### EXERCISE GOAL
Scan the data beneath this task and copy each line that includes "matplotlib".

### DATA EXTRACT
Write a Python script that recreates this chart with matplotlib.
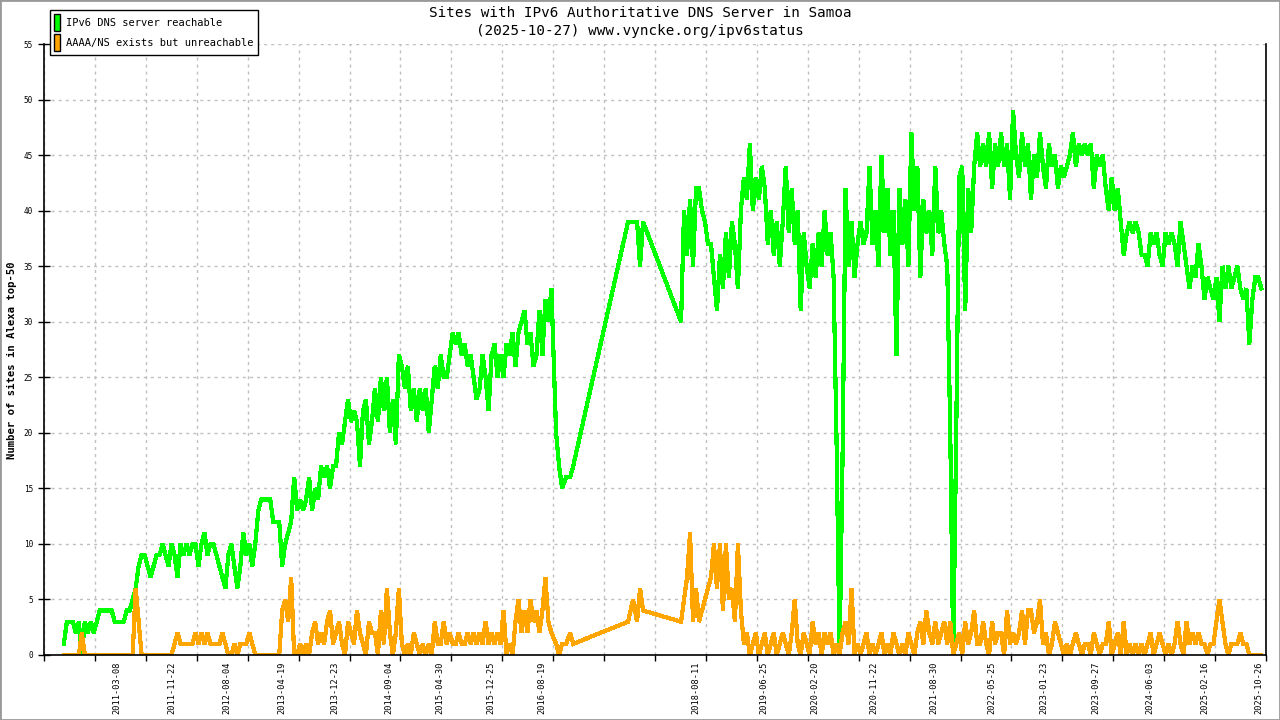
#!/usr/bin/env python3
"""Sites with IPv6 authoritative DNS server in Samoa"""
import numpy as np
import matplotlib
matplotlib.use("Agg")
import matplotlib.pyplot as plt
import matplotlib.dates as mdates
from matplotlib.patches import Patch, Rectangle

# first stretch of samples, every 14 days
start_a = np.datetime64("2010-06-14")
green_a = [1, 3, 3, 3, 2, 3, 0, 3, 2, 3,
           2, 3, 4, 4, 4, 4, 4, 3, 3, 3,
           3, 4, 4, 5, 6, 8, 9, 9, 8, 7,
           8, 9, 9, 10, 9, 8, 10, 9, 7, 10,
           9, 10, 9, 10, 10, 8, 10, 11, 9, 10,
           10, 9, 8, 7, 6, 9, 10, 8, 6, 8,
           11, 9, 10, 8, 10, 13, 14, 14, 14, 14,
           12, 12, 12, 8, 10, 11, 12, 16, 13, 14,
           13, 14, 16, 13, 15, 14, 17, 16, 17, 15,
           17, 17, 20, 19, 21, 23, 21, 22, 21, 17,
           22, 23, 19, 21,
           24, 21, 25, 22, 25, 20, 23, 19, 27, 26,
           24, 26, 22, 24, 21, 24, 22, 24, 20, 23,
           26, 24, 27, 25, 25, 27, 29, 28, 29, 27,
           28, 26, 27, 25, 23, 24, 27, 25, 22, 27,
           28, 25, 27, 25, 28, 27, 29, 26, 29, 30,
           31, 28, 29, 26, 27, 31, 27, 32, 30, 33]
orange_a = [0, 0, 0, 0, 0, 0, 2, 0, 0, 0,
            0, 0, 0, 0, 0, 0, 0, 0, 0, 0,
            0, 0, 0, 0, 6, 3, 0, 0, 0, 0,
            0, 0, 0, 0, 0, 0, 0, 1, 2, 1,
            1, 1, 1, 1, 2, 1, 2, 1, 2, 1,
            1, 1, 1, 2, 1, 0, 0, 1, 0, 1,
            1, 1, 2, 1, 0, 0, 0, 0, 0, 0,
            0, 0, 0, 4, 5, 3, 7, 0, 0, 1,
            0, 1, 0, 2, 3, 1, 2, 1, 3, 4,
            1, 2, 3, 1, 0, 3, 2, 1, 4, 2,
            1, 0, 3, 2,
            2, 0, 4, 1, 6, 2, 0, 2, 6, 1,
            0, 1, 0, 2, 1, 0, 1, 0, 1, 0,
            3, 1, 1, 3, 1, 2, 1, 1, 2, 1,
            1, 2, 1, 2, 1, 2, 1, 3, 1, 2,
            1, 2, 1, 4, 0, 1, 0, 3, 5, 2,
            4, 2, 5, 3, 4, 2, 4, 7, 3, 2]

# sparse samples 2016-2017
gap_dates = ["2016-10-04", "2016-10-18", "2016-11-01", "2016-11-20",
             "2016-12-09", "2016-12-23", "2017-09-06", "2017-09-29",
             "2017-10-18", "2017-11-01", "2017-11-15"]
green_gap = [20, 17, 15, 16, 16, 17, 39, 39, 39, 35, 39]
orange_gap = [1, 0, 1, 1, 2, 1, 3, 5, 3, 6, 4]

# second stretch of samples, every 14 days
start_b = np.datetime64("2018-05-12")
green_b = [30, 40, 36, 41, 35, 42, 42, 40, 39, 37,
           37, 34, 31, 36, 33, 38, 34, 39, 37, 33,
           40, 43, 41, 46, 40, 43, 41, 44, 42, 37,
           40, 36, 39, 35, 39, 44, 38, 42, 37, 40,
           31, 38, 35, 33, 37, 34, 38, 35, 40, 36,
           38, 34, 19, 0, 18, 42, 35, 39, 34, 37,
           39, 37, 38, 44, 37, 40, 35, 45, 38, 42,
           36, 40, 27, 42, 37, 41, 35, 47, 40, 44,
           34, 41, 38, 40, 36, 44, 38, 40, 37, 35,
           20, 0, 20, 43, 44, 31, 42, 38, 44, 47,
           44, 46, 44, 47, 42, 46, 44, 47, 44, 46,
           41, 49, 45, 43, 47, 44, 46, 41, 45, 43,
           47, 44, 42, 46, 44, 45, 42, 44, 43, 44,
           45, 47, 44, 46, 45, 46, 45, 46, 42, 45,
           44, 45, 42, 40, 43, 40, 42, 39, 36, 38,
           39, 38, 39, 38, 36, 36, 35, 38, 37, 38,
           36, 35, 38, 37, 38, 37, 35, 39, 37, 35,
           33, 35, 34, 37, 35, 32, 34, 33, 32, 34,
           30, 35, 33, 35, 33, 34, 35, 33, 32, 33,
           28, 32, 34, 34, 33]
orange_b = [3, 5, 7, 11, 3, 6, 3, 4, 5, 6,
            7, 10, 6, 10, 4, 10, 5, 6, 3, 10,
            4, 1, 2, 0, 1, 2, 0, 1, 2, 0,
            1, 2, 0, 1, 2, 1, 0, 2, 5, 1,
            0, 2, 1, 0, 3, 1, 2, 0, 2, 1,
            2, 0, 1, 0, 2, 3, 1, 6, 0, 1,
            0, 1, 2, 0, 1, 0, 1, 2, 0, 1,
            0, 2, 1, 0, 1, 0, 2, 1, 0, 2,
            3, 1, 4, 2, 1, 3, 1, 2, 3, 1,
            3, 0, 1, 2, 0, 3, 1, 2, 4, 1,
            1, 3, 1, 0, 3, 1, 2, 2, 0, 4,
            1, 2, 1, 2, 4, 1, 4, 4, 2, 3,
            5, 1, 2, 0, 1, 3, 2, 1, 0, 1,
            0, 1, 2, 1, 0, 1, 1, 0, 2, 1,
            0, 1, 1, 3, 0, 1, 2, 0, 3, 0,
            1, 0, 1, 0, 1, 0, 1, 2, 0, 1,
            2, 1, 0, 1, 0, 1, 3, 1, 0, 3,
            1, 2, 1, 2, 1, 1, 0, 1, 1, 3,
            5, 3, 1, 0, 1, 1, 1, 2, 1, 1,
            0, 0, 0, 0, 0]

date_labels = ["2011-03-08", "2011-11-22", "2012-08-04", "2013-04-19",
               "2013-12-23", "2014-09-04", "2015-04-30", "2015-12-25",
               "2016-08-19", "2018-08-11", "2019-06-25", "2020-02-20",
               "2020-11-22", "2021-08-30", "2022-05-25", "2023-01-23",
               "2023-09-27", "2024-06-03", "2025-02-16", "2025-10-26"]

title = "Sites with IPv6 Authoritative DNS Server in Samoa"
subtitle = "(2025-10-27) www.vyncke.org/ipv6status"
labels = ["IPv6 DNS server reachable", "AAAA/NS exists but unreachable"]
GREEN = "#00ff00"
ORANGE = "#ffa500"
MONO = "DejaVu Sans Mono"

plt.rcParams["font.family"] = MONO
plt.rcParams["lines.scale_dashes"] = False

dates_a = start_a + np.arange(len(green_a)) * np.timedelta64(14, "D")
dates_b = start_b + np.arange(len(green_b)) * np.timedelta64(14, "D")
dates = np.concatenate([dates_a, np.array(gap_dates, dtype="datetime64[D]"),
                        dates_b])
green = np.concatenate([green_a, green_gap, green_b])
orange = np.concatenate([orange_a, orange_gap, orange_b])

fig = plt.figure(figsize=(12.8, 7.2), dpi=100)
ax = fig.add_axes([44 / 1280, 65 / 720, 1222 / 1280, 611 / 720])

ax.plot(dates, green, color=GREEN, lw=2.3, antialiased=False,
        solid_joinstyle="miter")
ax.plot(dates, orange, color=ORANGE, lw=2.3, antialiased=False,
        solid_joinstyle="miter")

xmin = mdates.date2num(np.datetime64("2010-03-13"))
xmax = mdates.date2num(np.datetime64("2025-11-09"))
ax.set_xlim(xmin, xmax)
ax.set_ylim(0, 55)

# regular grid ticks plus data-date labels
ax.set_xticks(np.linspace(xmin, xmax, 25))
ax.set_xticklabels([])
ax.set_xticks(mdates.date2num(np.array(date_labels, dtype="datetime64[D]")),
              minor=True)
ax.set_xticklabels(date_labels, minor=True, rotation=90, ha="right",
                   fontsize=6.2)
ax.tick_params(axis="x", which="minor", length=0, pad=5)
ax.tick_params(axis="x", which="major", direction="out", length=4, width=1)
ax.set_yticks(range(0, 56, 5))
ax.tick_params(axis="y", direction="inout", length=8, width=1,
               labelsize=5.6, pad=4)

ax.grid(which="major", color="#c0c0c0", lw=1.0, linestyle=(0, (2.2, 2.9)))
ax.set_axisbelow(True)
ax.spines["top"].set_visible(False)
for s in ("left", "bottom", "right"):
    ax.spines[s].set_linewidth(1.2)

fig.text(0.5, 1 - 13 / 720, title, ha="center", va="center", fontsize=10.3)
fig.text(0.5, 1 - 31 / 720, subtitle, ha="center", va="center", fontsize=10.3)
fig.text(12 / 1280, 1 - 360 / 720, "Number of sites in Alexa top-50",
         rotation=90, ha="center", va="center", fontsize=7.6,
         fontweight="bold")

handles = [Patch(facecolor=GREEN, edgecolor="black", lw=1),
           Patch(facecolor=ORANGE, edgecolor="black", lw=1)]
leg = fig.legend(handles, labels, loc="upper left",
                 bbox_to_anchor=(50 / 1280, 1 - 10 / 720),
                 fancybox=False, framealpha=1, edgecolor="black",
                 handlelength=0.55, handleheight=2.1, handletextpad=0.6,
                 borderpad=0.4, labelspacing=0.3, borderaxespad=0,
                 prop={"family": MONO, "size": 7.5})
leg.get_frame().set_linewidth(1.0)

fig.patches.append(Rectangle((0, 0), 1, 1, transform=fig.transFigure,
                             fill=False, edgecolor="#999999", lw=2))

fig.savefig("out.png", dpi=100)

### REPLY
Write a Python script that recreates this chart with matplotlib.
import matplotlib
matplotlib.use("Agg")
import matplotlib.pyplot as plt
import matplotlib.dates as mdates
from matplotlib.patches import Patch, Rectangle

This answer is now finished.